The Soo Green Line would be a unique addition to the U.S. electricity grid. Running along a railroad corridor, the big underground power line would ship low-cost renewable energy from the Upper Midwest to eastern markets.

Now, if it can only surmount barriers in the power line approval process.

The 350-mile high-voltage direct current (HVDC) line would run from Mason City, Iowa, to a town about 50 miles west of Chicago. The firm behind the $2.5 billion project, Direct Connect Development Co., is based in St. Louis Park and funded by a global consortium of energy heavyweights.

Soo Green Line has a deal with the Canadian Pacific Railway (successor to the Soo Line Railroad) to host the power line along its right of way, alleviating the biggest problem in plotting transmission lines: resistance from landowners and unwanted environmental impacts.

"Underground transmission makes a tremendous amount of sense for projects that are bigger," said Joe DeVito, Direct Connect's president. "The primary issue most people have is the 'viewshed' — they don't like to look at it."

The Soo Green Line has other benefits. As an HVDC line, its "line loss" of electricity due to heat would be less than in a traditional alternating current (AC) power line. And at 525 kilovolts, it would be able to push through considerably more electricity than a standard 345-kilovolt AC line.

Soo Green is proposed as a "merchant" power line. The company has no traditional ratepayers, such as utilities do, to lean on for funding. Instead, power line users would foot the bill, providing Soo Green investors with a return.

"We are marrying up [electricity] generators and buyers," DeVito said.

The idea for the Soo Green Line sprung from a plan years ago by CNN founder Ted Turner to build a wind farm on his South Dakota property. With no transmission option, Trey Ward, a lawyer working for Turner, developed the idea for a long-distance underground power line.

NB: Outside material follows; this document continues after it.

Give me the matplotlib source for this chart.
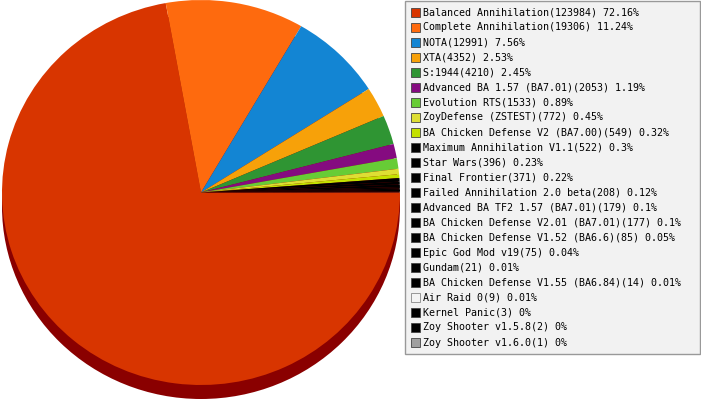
import matplotlib
matplotlib.use('Agg')
from matplotlib import pyplot as plt
from matplotlib.patches import Rectangle, Circle

mods = ['Balanced Annihilation', 'Complete Annihilation', 'NOTA', 'XTA', 'S:1944',
        'Advanced BA 1.57 (BA7.01)', 'Evolution RTS', 'ZoyDefense (ZSTEST)',
        'BA Chicken Defense V2 (BA7.00)', 'Maximum Annihilation V1.1', 'Star Wars',
        'Final Frontier', 'Failed Annihilation 2.0 beta', 'Advanced BA TF2 1.57 (BA7.01)',
        'BA Chicken Defense V2.01 (BA7.01)', 'BA Chicken Defense V1.52 (BA6.6)',
        'Epic God Mod v19', 'Gundam', 'BA Chicken Defense V1.55 (BA6.84)', 'Air Raid 0',
        'Kernel Panic', 'Zoy Shooter v1.5.8', 'Zoy Shooter v1.6.0']
games = [123984, 19306, 12991, 4352, 4210, 2053, 1533, 772, 549, 522, 396, 371,
         208, 179, 177, 85, 75, 21, 14, 9, 3, 2, 1]
percents = [72.16, 11.24, 7.56, 2.53, 2.45, 1.19, 0.89, 0.45, 0.32, 0.3, 0.23, 0.22,
            0.12, 0.1, 0.1, 0.05, 0.04, 0.01, 0.01, 0.01, 0, 0, 0]
colors = ['#d83500', '#fe6a0e', '#1385d3', '#f7a109', '#2f9533', '#850b80', '#67cc36',
          '#dede34', '#c3e000', '#000000', '#000000', '#000000', '#000000', '#000000',
          '#000000', '#000000', '#000000', '#000000', '#000000', '#f4f4f4', '#000000',
          '#000000', '#a0a0a0']

shadow_color = '#8a0000'
W, H = 701, 400
shadow_px = 14

fig = plt.figure(figsize=(W / 100, H / 100), dpi=100)

# pie face is a slightly flattened ellipse, so use an axes with auto aspect
ry = 192.5
ax = fig.add_axes([2 / W, 1 / H, 398 / W, (2 * ry + shadow_px) / H])
ax.add_patch(Circle((0, -shadow_px / ry), 1, color=shadow_color, lw=0))
ax.pie(games, colors=colors, startangle=0, counterclock=False,
       wedgeprops=dict(linewidth=0, antialiased=True))
ax.set_aspect('auto')
ax.set_xlim(-1, 1)
ax.set_ylim(-1 - shadow_px / ry, 1)
ax.axis('off')

# legend drawn in pixel coordinates
lg = fig.add_axes([0, 0, 1, 1])
lg.set_xlim(0, W)
lg.set_ylim(H, 0)
lg.axis('off')
lg.add_patch(Rectangle((405, 1), 295, 353, facecolor='#f2f2f2', edgecolor='#999999', lw=1))
for i, (name, n, p, c) in enumerate(zip(mods, games, percents, colors)):
    y = 12.5 + 15 * i
    edge = '#888888' if c == '#f4f4f4' else '#444444'
    lg.add_patch(Rectangle((411, y - 4.5), 9, 9, facecolor=c, edgecolor=edge, lw=0.6))
    lg.text(423, y, f'{name}({n}) {p:g}%', va='center', ha='left',
            fontsize=7.2, family='DejaVu Sans Mono', color='#000000')

fig.savefig('out.png', dpi=100)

Ward, Direct Connect's CEO, works out of North Carolina. DeVito, a power-industry veteran and engineer by training, works from St. Louis Park, as do half the company's 10 employees. More than 100 more people are working on the project for Direct Connect's partners.

Soo Green is about 80% owned by Copenhagen Infrastructure Partners K/S, a Danish private equity fund and a major investor in renewable energy projects.

Siemens Energy, a big German company providing key equipment for the project, owns 10%; New Jersey-based Jingoli Power, the line's main construction contractor, 5%. Last week, the Pennsylvania utility company PPL also bought a 5% stake.

The Soo Green Line is uncommon in that it crosses two major U.S. power grids: MISO, which includes Minnesota and 14 other states in the country's center; and PJM, which covers 13 states, mostly in the east, though also parts of Illinois and Indiana.

Government regulatory approvals don't appear to be an issue, but crossing into PJM territory is. PJM, like MISO, an Indiana-based nonprofit that counts utilities and other energy stakeholders among its members. They both have a thicket of rules for new transmission.

Since the Soo Green Line would carry energy originating in MISO, not PJM, PJM considers it a power generation project, not a transmission line. But like MISO, PJM has a long line of generators, mostly solar and wind projects, already waiting to connect.

The hurdles are resulting in delays — big ones. Soo Green had originally anticipated starting construction as early as late this year and transporting electricity by 2024's fourth quarter. The processing time in the PJM queue would push that date by more than two years, Soo Green says.

In June, Soo Green filed a complaint with the Federal Energy Regulatory Commission, asking that it require PJM to treat the project like a transmission project, not a generation one.

Despite the disputes, DeVito said he's confident Soo Green will become reality.

"We have serious momentum with this project," he said.